After a few years, it started sounding like mice were in my steering wheel whenever I'd turn it at low speeds. This was the easiest fix possible in my car. I found the solution here: http://www.instructables.com/id/How-to-fix-a-2002-Toyota-Camry-squeaking-steering-/step2/Spray-WD-40-Here/ It is really deceptive, because from where you sit at the steering wheel it sounds like the noise is coming from the wheel itself, not the connection on the floor. Fix: WD-40 or oil the connection between the steering column and universal joint in the floor

 

Problem 3) Oxidized paint

This wasn't really a mechanical problem, but it was unsightly.
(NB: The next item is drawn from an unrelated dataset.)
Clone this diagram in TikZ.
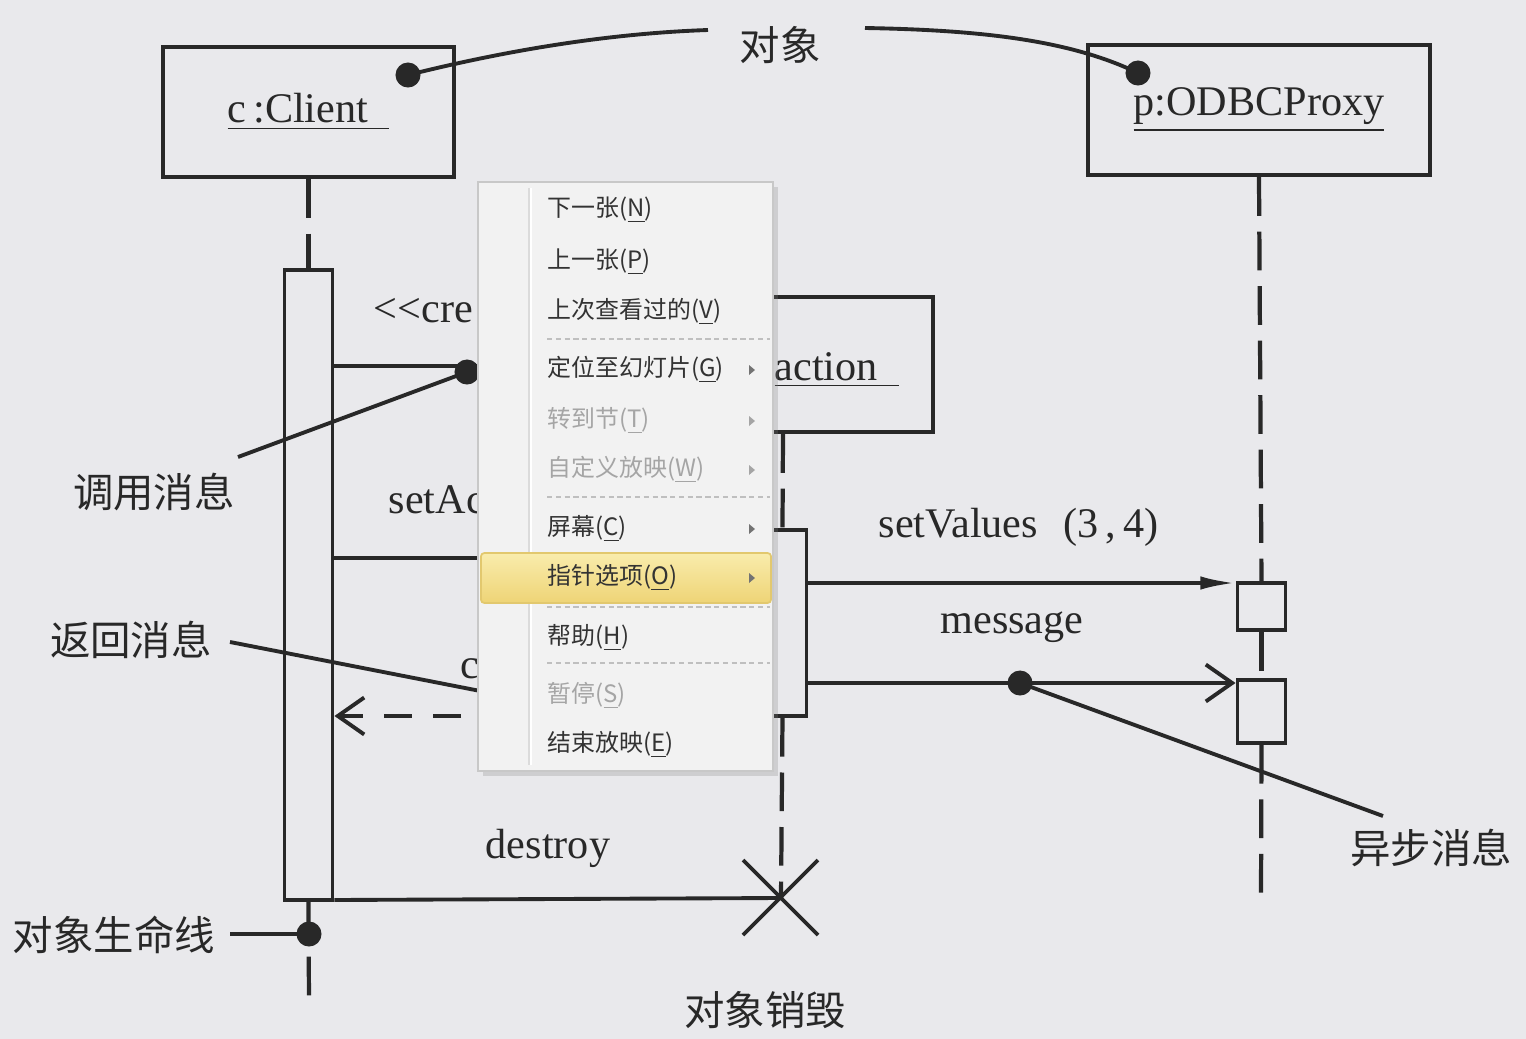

My car has Toyota "Super white" paint, which means its as white as possible and gets dirty incredibly fast. Add to that a problem with no clear coat and I had some significant oxidation over the years. It got to the point where I could run my finger over it in the rain and get a white finger tip from the paint coming off. What fixed this? Washing it with Amorall car-wash and waxing it with TR-3 glaze. It was a lot of work, but it worked! Fix: Wash car (with car-wash soap) and apply glaze (TR-3)

 

Problem 4) Front brakes, with rusted on rotors

At 102,000 miles, a tech at Midas recommended new front brakes (rotors and pads). The front brakes had never been changes on my car before. I attempted this job and was successful. It turns out that front disc brake replacement is actually pretty straightforward. The only challenge I had was rotors that were rusted onto the wheel hub. After banging for a few minutes I realized it wasn't going anywhere no matter how much I hit it, and I had to find a better way. A search on the internet showed this amazingly simple technique: http://www.youtube.com/watch?v=mtsTJCRljAs . Simply put a bolt in the caliper mounting holes with a nut on the other side. Hold the nut steady with a wrench and tighten the bolt until the rotor pops off. It will actually pop off with a loud bang. No cutting, hitting, or heat, just leverage. Fix: Watch the youtube video linked to in this paragraph which does an excellent job visualizing the process.

 

Problem 5) Very loud grumbling noise in right-rear tire at highway speeds

During a snow storm 2 winters ago, I slid sideways into a granite curb and damaged the steel wheel enough that I needed to have it replaced. It turns out I also damaged the wheel bearing during that collision with the curb. For nearly two  years I rode around with a rather loud noise at any speed above 40mph, but was much worse above 65mph. I looked into it and determined the wheel bearing was bad. Upon reading about it, it seemed like a very easy part to replace. The wheel bearing came pre-assembled as part of the wheel hub, and only 4 bolts held it on. No need to remove the brakes to replace it either. I attempted this easy job, but it turned out to be impossible for me. The hub was rusted onto the knuckle and would not come loose. I hit it with a rubber mallet, then a hammer, then a sledge hammer. I tried penetrating oil. I took off the brakes and hammered a chisel between the hub and backing plate. I even tried expanding a bolt/nut between the hub and backing plate. Lastly I tried putting the tire back on the car and lowering the car onto the hub assembly... that didn't work either. What finally worked?? Bringing it to Midas, where they used a torch and a sliding hammer to get the thing off. This was unfortunate because the Napa part was only $95, but the Midas part was $225. However, I needed to have the wheel bearing replaced, and they were able to do it. Fix: bring it to Midas.